I’ll share the facts before I chime in with my two cents. Project Fiona has an Intel Core i7 CPU, a 10.1″ 1280×800 touchscreen, Dolby 7.1 surround sound, sensors in the form of an accelerometer, magnetometer and a 3-axis gyro, controllers with force-feedback, as well as Bluetooth and Wi-Fi connectivity.
Despite the Wii/Move-like controllers, Project Fiona still looks mostly like a tablet, right? But don’t be fooled – it is capable of playing full-fledged PC games and possibly even run a desktop flavor of Windows. I’m not too sure but I think it’s running Warhammer: Space Marine in the video below.
Now my cents one and two. I actually like Project Fiona more than the Razer Blade, despite the latter having a much better name. But I like Project Fiona not because it can be a great tablet for PC gamers but because it can be a great tablet for tablet gamers. PC games are (ideally) made with keyboard and mouse controls in mind. Even if Fiona had a Core i7000 CPU and its controllers had 300 buttons, what it doesn’t have is a keyboard and a mouse. The only way games will work well on Fiona is if developers ensured that they had Fiona-friendly controls, and that’s a tall order.
Sure you could dock it with a keyboard as shown in the video, but then that makes the tablet even more pointless. Among the different kinds of gamers, PC gamers are the ones who are most demanding hardware-wise. If you’re going to give them PC games to play and then offer a keyboard dock that they can only use while sitting down anyway, why would they settle for a small monitor, with tiny speakers and with an undoubtedly less powerful GPU? The only way I can see Project Fiona being attractive for traditional PC gamers is if older PC games were re-released for it, in the same way that the PSP became popular as an emulator’s dream portable.

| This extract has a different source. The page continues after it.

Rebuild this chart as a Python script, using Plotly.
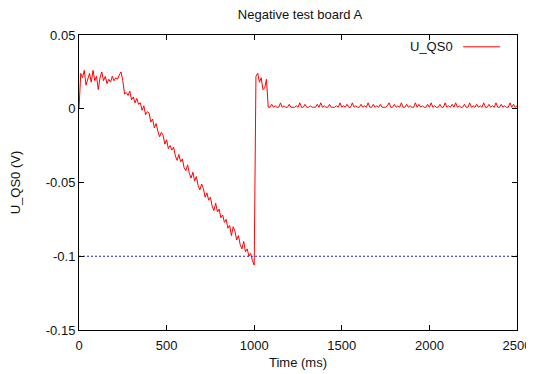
import plotly.graph_objects as go

title_text = "Negative test board A"
x_label = "Time (ms)"
y_label = "U_QS0 (V)"
series_name = "U_QS0"
threshold = -0.1
sample_step_ms = 10

head = [0.000, 0.024, 0.021, 0.026, 0.016, 0.020, 0.024, 0.018, 0.026, 0.019,
        0.022, 0.013, 0.021, 0.025, 0.019, 0.022, 0.017, 0.020, 0.018, 0.022,
        0.019, 0.021, 0.020, 0.023, 0.025, 0.019]

decline = [0.010, 0.011, 0.009, 0.012, 0.006, 0.008, 0.004, 0.007, 0.003, 0.004,
           -0.001, 0.002, -0.004, -0.002, -0.003, -0.009, -0.007, -0.013, -0.010, -0.015,
           -0.019, -0.016, -0.018, -0.024, -0.021, -0.027, -0.025, -0.028, -0.026, -0.032,
           -0.035, -0.031, -0.036, -0.034, -0.040, -0.042, -0.038, -0.044, -0.047, -0.043,
           -0.049, -0.046, -0.052, -0.055, -0.051, -0.054, -0.060, -0.057, -0.062, -0.060,
           -0.066, -0.069, -0.064, -0.070, -0.068, -0.074, -0.072, -0.077, -0.075, -0.081,
           -0.079, -0.086, -0.080, -0.083, -0.089, -0.086, -0.092, -0.095, -0.090, -0.097,
           -0.095, -0.100, -0.098, -0.103]

jump = [-0.106, 0.022, 0.024, 0.018, 0.021, 0.013, 0.014, 0.020, 0.001]

tail = [0.001, 0.003, 0.001, 0.002, 0.001, 0.001, 0.004, 0.001, 0.002, 0.001,
        0.001, 0.003, 0.001, 0.001, 0.001, 0.002, 0.001, 0.004, 0.001, 0.001,
        0.003, 0.001, 0.001, 0.002, 0.001, 0.001, 0.001, 0.003, 0.001, 0.004,
        0.001, 0.002, 0.001, 0.001, 0.003, 0.001, 0.001, 0.001, 0.002, 0.001,
        0.004, 0.001, 0.002, 0.001, 0.003, 0.001, 0.001, 0.004, 0.001, 0.002,
        0.001, 0.001, 0.003, 0.001, 0.002, 0.001, 0.004, 0.001, 0.001, 0.003,
        0.001, 0.002, 0.001, 0.003, 0.001, 0.001, 0.001, 0.002, 0.004, 0.001,
        0.001, 0.003, 0.001, 0.002, 0.001, 0.004, 0.001, 0.001, 0.003, 0.001,
        0.002, 0.001, 0.001, 0.004, 0.001, 0.003, 0.001, 0.002, 0.001, 0.001,
        0.003, 0.001, 0.004, 0.001, 0.002, 0.001, 0.001, 0.003, 0.001, 0.001,
        0.004, 0.001, 0.002, 0.001, 0.003, 0.001, 0.004, 0.001, 0.002, 0.001,
        0.001, 0.003, 0.001, 0.001, 0.004, 0.001, 0.002, 0.001, 0.003, 0.001,
        0.002, 0.001, 0.004, 0.001, 0.001, 0.003, 0.001, 0.002, 0.001, 0.004,
        0.001, 0.001, 0.003, 0.001, 0.002, 0.001, 0.001, 0.004, 0.001, 0.003,
        0.001, 0.002]

values = head + decline + jump + tail
times = [i * sample_step_ms for i in range(len(values))]

x_ticks = [0, 500, 1000, 1500, 2000, 2500]
y_ticks = [0.05, 0, -0.05, -0.1, -0.15]
y_tick_text = ["0.05", "0", "-0.05", "-0.1", "-0.15"]

font_family = "Liberation Sans, Arial, sans-serif"
text_color = "#111"
fs = 13

fig = go.Figure()
fig.add_trace(go.Scatter(x=times, y=values, mode="lines", name=series_name,
                         line=dict(color="#ff0000", width=1), showlegend=False))
fig.add_trace(go.Scatter(x=[x_ticks[0], x_ticks[-1]], y=[threshold, threshold], mode="lines",
                         line=dict(color="#2020ff", width=1.2, dash="2px,2px"), showlegend=False))

axis_common = dict(showline=True, linecolor="black", linewidth=1, mirror="allticks",
                   ticks="inside", ticklen=5, tickcolor="black", tickwidth=1,
                   showgrid=False, zeroline=False, automargin=False,
                   ticklabeloverflow="allow",
                   tickfont=dict(family=font_family, size=fs, color=text_color))

fig.update_xaxes(range=[0, 2500], tickvals=x_ticks, ticklabelstandoff=3,
                 title=dict(text=x_label, font=dict(family=font_family, size=fs, color=text_color), standoff=6),
                 **axis_common)
fig.update_yaxes(range=[-0.15, 0.05], tickvals=y_ticks, ticktext=y_tick_text,
                 title=dict(text=y_label, font=dict(family=font_family, size=fs, color=text_color), standoff=30),
                 **axis_common)

# legend (gnuplot style: text then line sample)
fig.add_annotation(x=0.858, y=0.960, xref="paper", yref="paper", text=series_name,
                   showarrow=False, xanchor="right", yanchor="middle",
                   font=dict(family=font_family, size=fs, color=text_color))
fig.add_shape(type="line", xref="paper", yref="paper", x0=0.877, x1=0.961, y0=0.960, y1=0.960,
              line=dict(color="#ff0000", width=1))

# the page adds an 8px body margin, so the figure is sized to fit the window after that offset
fig.update_layout(
    width=526, height=366,
    margin=dict(l=71, r=17, t=27, b=44),
    paper_bgcolor="white", plot_bgcolor="white",
    title=dict(text=title_text, x=292 / 526, xanchor="center", y=1.0, yanchor="top",
               pad=dict(t=2),
               font=dict(family=font_family, size=fs, color=text_color)),
    font=dict(family=font_family, size=fs, color=text_color),
)

fig.write_html("out.html")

Now as for tablet gaming, a tablet like Project Fiona – one that’s been designed from the start to have hardware buttons and joysticks – will be awesome. I honestly wish my iPad had these controllers (though they’d be much better if they were detachable). This solution is way better than any stick-on or Bluetooth gamepad and certainly way better than virtual buttons. The fact of the matter is that tablets are getting more powerful and tablet games are diversifying from swipe based controls to ones with more complicated schemes. But without a standard hardware controller for developers to base their controls on, tablet gaming will be stuck with the scattered and inadequate solutions that we have today.
As for Project Fiona and the Blade’s original goals? If you want to target PC gamers, I’d rather place my bet on a traditional laptop with insane battery life and competitive pricing. But that’s just me.